* STATED EXERCISE: From the first line of the listing below to the line with "let curveColor = '#2a2a8c';", print each line exactly, and nothing more. Leave out the pictures.

* SUPPLIED DATA:

%%

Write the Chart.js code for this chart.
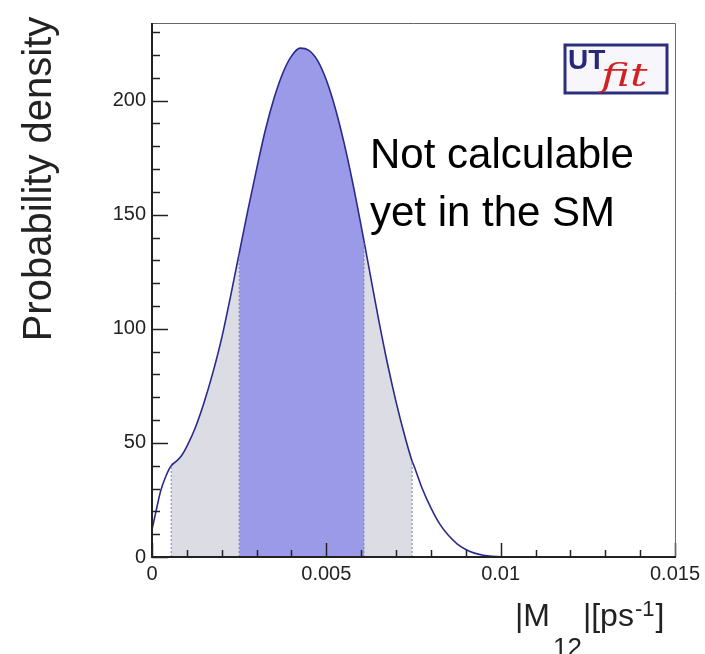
<!DOCTYPE html>
<html>
<head>
<meta charset="utf-8">
<script src="https://cdn.jsdelivr.net/npm/chart.js@4"></script>
<style>
  html, body { margin: 0; padding: 0; background: #fff; }
  #wrap { width: 705px; height: 654px; }
</style>
</head>
<body>
<div id="wrap"><canvas id="m12Chart" width="705" height="654"></canvas></div>
<script>
'use strict';

// data -----------------------------------------------------------------------
let m12Values = [0, 0.0001, 0.00025, 0.0004, 0.00055, 0.0007, 0.00085, 0.001, 0.00125, 0.0015,
  0.00175, 0.002, 0.00225, 0.0025, 0.00275, 0.003, 0.00325, 0.0035, 0.00375, 0.004,
  0.00425, 0.0045, 0.00475, 0.005, 0.00525, 0.0055, 0.00575, 0.006, 0.00608, 0.00625,
  0.0065, 0.00675, 0.007, 0.00725, 0.00746, 0.0075, 0.00775, 0.008, 0.00825, 0.0085,
  0.00875, 0.009, 0.00925, 0.0095, 0.00975, 0.01, 0.0125, 0.015];
let density = [12, 19, 29, 35.5, 40, 42, 44.5, 48.5, 57, 68,
  81, 96, 114, 133, 152, 170, 187, 201, 212, 219.5,
  223, 222, 217.5, 209, 197, 182, 164.5, 145, 138.5, 124.5,
  104, 85, 68, 53, 42, 40.5, 30, 21.5, 14.5, 9.5,
  5.8, 3.3, 1.7, 0.8, 0.3, 0.1, 0, 0];
let grayBand = [0.00055, 0.00746];
let blueBand = [0.0025, 0.00608];
let yTickLabels = [0, 50, 100, 150, 200];
let xTickLabels = ['0', '0.005', '0.01', '0.015'];

let blueFill = '#9a9ae8';
let grayFill = '#dcdce5';
let curveColor = '#2a2a8c';

function densityAt(x) {
  let i = m12Values.indexOf(x);
  return density[i];
}

let curvePoints = [];
for (let i = 0; i < m12Values.length; i++) {
  curvePoints.push({ x: m12Values[i], y: density[i] });
}

// dotted lines at the band edges
let edgeSets = [];
let edges = [grayBand[0], blueBand[0], blueBand[1], grayBand[1]];
for (let i = 0; i < edges.length; i++) {
  edgeSets.push({
    data: [{ x: edges[i], y: 0 }, { x: edges[i], y: densityAt(edges[i]) }],
    borderColor: '#7d7db5',
    borderWidth: 1,
    borderDash: [2, 2],
    pointRadius: 0,
    fill: false,
    order: 0
  });
}

function bandColor(ctx) {
  let a = ctx.p0.parsed.x;
  let b = ctx.p1.parsed.x;
  if (a >= blueBand[0] && b <= blueBand[1]) return blueFill;
  if (a >= grayBand[0] && b <= grayBand[1]) return grayFill;
  return 'rgba(0,0,0,0)';
}

// ticks pointing in, frame, titles and labels
let decorPlugin = {
  id: 'decor',
  afterDatasetsDraw(chart) {
    let ctx = chart.ctx;
    let area = chart.chartArea;
    let xs = chart.scales.x;
    let ys = chart.scales.y;
    ctx.save();

    // minor / major ticks
    ctx.strokeStyle = '#222';
    ctx.lineWidth = 1.5;
    ys.ticks.forEach(function (t) {
      let py = Math.round(ys.getPixelForValue(t.value)) + 0.5;
      let len = yTickLabels.includes(Math.round(t.value)) ? 16 : 8;
      ctx.beginPath();
      ctx.moveTo(area.left, py);
      ctx.lineTo(area.left + len, py);
      ctx.stroke();
    });
    xs.ticks.forEach(function (t) {
      let px = Math.round(xs.getPixelForValue(t.value)) + 0.5;
      let major = Math.abs(t.value / 0.005 - Math.round(t.value / 0.005)) < 1e-6;
      let len = major ? 14 : 7;
      ctx.beginPath();
      ctx.moveTo(px, area.bottom);
      ctx.lineTo(px, area.bottom - len);
      ctx.stroke();
    });

    // frame
    ctx.strokeStyle = '#666';
    ctx.lineWidth = 1;
    ctx.beginPath();
    ctx.moveTo(area.left, area.top + 0.5);
    ctx.lineTo(area.right + 0.5, area.top + 0.5);
    ctx.lineTo(area.right + 0.5, area.bottom);
    ctx.stroke();
    ctx.strokeStyle = '#222';
    ctx.lineWidth = 2;
    ctx.beginPath();
    ctx.moveTo(area.left, area.top);
    ctx.lineTo(area.left, area.bottom);
    ctx.lineTo(area.right + 1, area.bottom);
    ctx.stroke();

    // y title
    ctx.fillStyle = '#222';
    ctx.font = '40px "Liberation Sans", Arial, sans-serif';
    ctx.textAlign = 'center';
    ctx.textBaseline = 'middle';
    ctx.save();
    ctx.translate(40, 179);
    ctx.rotate(-Math.PI / 2);
    ctx.fillText('Probability density', 0, 0);
    ctx.restore();

    // x title |M12|[ps-1]
    ctx.textAlign = 'left';
    ctx.textBaseline = 'alphabetic';
    let big = '32px "Liberation Sans", Arial, sans-serif';
    let small = '26px "Liberation Sans", Arial, sans-serif';
    let sup = '22px "Liberation Sans", Arial, sans-serif';
    let pos = 515;
    ctx.font = big;
    ctx.fillText('|M', pos, 626);
    pos += ctx.measureText('|M').width + 3;
    ctx.font = small;
    ctx.fillText('12', pos, 656);
    pos += ctx.measureText('12').width + 1;
    ctx.font = big;
    ctx.fillText('|[ps', pos, 626);
    pos += ctx.measureText('|[ps').width + 1;
    ctx.font = sup;
    ctx.fillText('-1', pos, 616);
    pos += ctx.measureText('-1').width + 1;
    ctx.font = big;
    ctx.fillText(']', pos, 626);

    // note
    ctx.fillStyle = '#000';
    ctx.font = '42px "Liberation Sans", Arial, sans-serif';
    ctx.fillText('Not calculable', 370, 168);
    ctx.fillText('yet in the SM', 370, 226);

    // UTfit logo
    ctx.fillStyle = '#f6f6fb';
    ctx.fillRect(565, 45, 102, 48);
    ctx.strokeStyle = '#2e2e7e';
    ctx.lineWidth = 3;
    ctx.strokeRect(565, 45, 102, 48);
    ctx.fillStyle = '#26267a';
    ctx.font = 'bold 28px "Liberation Sans", Arial, sans-serif';
    ctx.fillText('UT', 568, 69);
    ctx.fillStyle = '#d02222';
    ctx.font = 'italic 31px "DejaVu Serif", serif';
    ctx.save();
    ctx.translate(601, 86);
    ctx.scale(1.4, 1);
    ctx.fillText('fit', 0, 0);
    ctx.restore();

    ctx.restore();
  }
};

let chartObject = {
  type: 'line',
  data: {
    datasets: [{
      data: curvePoints,
      borderColor: curveColor,
      borderWidth: 1.6,
      pointRadius: 0,
      cubicInterpolationMode: 'monotone',
      fill: 'origin',
      backgroundColor: 'rgba(0,0,0,0)',
      segment: { backgroundColor: bandColor },
      order: 1
    }].concat(edgeSets)
  },
  options: {
    responsive: false,
    animation: false,
    layout: { padding: { top: 23, right: 28, left: 0, bottom: 0 } },
    plugins: {
      legend: { display: false },
      tooltip: { enabled: false }
    },
    scales: {
      x: {
        type: 'linear',
        min: 0,
        max: 0.015,
        grid: { display: false, drawTicks: false },
        border: { display: false },
        afterFit(scale) { scale.height = 97; },
        ticks: {
          stepSize: 0.001,
          autoSkip: false,
          maxRotation: 0,
          padding: 5,
          color: '#222',
          font: { family: '"Liberation Sans", Arial, sans-serif', size: 20 },
          callback: function (v) {
            let s = String(+Number(v).toFixed(4));
            return xTickLabels.includes(s) ? s : '';
          }
        }
      },
      y: {
        min: 0,
        max: 234,
        grid: { display: false, drawTicks: false },
        border: { display: false },
        afterFit(scale) { scale.width = 152; },
        ticks: {
          stepSize: 10,
          includeBounds: false,
          autoSkip: false,
          padding: 6,
          color: '#222',
          font: { family: '"Liberation Sans", Arial, sans-serif', size: 20 },
          callback: function (v) {
            return yTickLabels.includes(v) ? String(v) : '';
          }
        }
      }
    }
  },
  plugins: [decorPlugin]
};

let ctx = document.getElementById('m12Chart').getContext('2d');
let myChart = new Chart(ctx, chartObject);
</script>
</body>
</html>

%%

* RESULT BELOW:
Write the Chart.js code for this chart.
<!DOCTYPE html>
<html>
<head>
<meta charset="utf-8">
<script src="https://cdn.jsdelivr.net/npm/chart.js@4"></script>
<style>
  html, body { margin: 0; padding: 0; background: #fff; }
  #wrap { width: 705px; height: 654px; }
</style>
</head>
<body>
<div id="wrap"><canvas id="m12Chart" width="705" height="654"></canvas></div>
<script>
'use strict';

// data -----------------------------------------------------------------------
let m12Values = [0, 0.0001, 0.00025, 0.0004, 0.00055, 0.0007, 0.00085, 0.001, 0.00125, 0.0015,
  0.00175, 0.002, 0.00225, 0.0025, 0.00275, 0.003, 0.00325, 0.0035, 0.00375, 0.004,
  0.00425, 0.0045, 0.00475, 0.005, 0.00525, 0.0055, 0.00575, 0.006, 0.00608, 0.00625,
  0.0065, 0.00675, 0.007, 0.00725, 0.00746, 0.0075, 0.00775, 0.008, 0.00825, 0.0085,
  0.00875, 0.009, 0.00925, 0.0095, 0.00975, 0.01, 0.0125, 0.015];
let density = [12, 19, 29, 35.5, 40, 42, 44.5, 48.5, 57, 68,
  81, 96, 114, 133, 152, 170, 187, 201, 212, 219.5,
  223, 222, 217.5, 209, 197, 182, 164.5, 145, 138.5, 124.5,
  104, 85, 68, 53, 42, 40.5, 30, 21.5, 14.5, 9.5,
  5.8, 3.3, 1.7, 0.8, 0.3, 0.1, 0, 0];
let grayBand = [0.00055, 0.00746];
let blueBand = [0.0025, 0.00608];
let yTickLabels = [0, 50, 100, 150, 200];
let xTickLabels = ['0', '0.005', '0.01', '0.015'];

let blueFill = '#9a9ae8';
let grayFill = '#dcdce5';
let curveColor = '#2a2a8c';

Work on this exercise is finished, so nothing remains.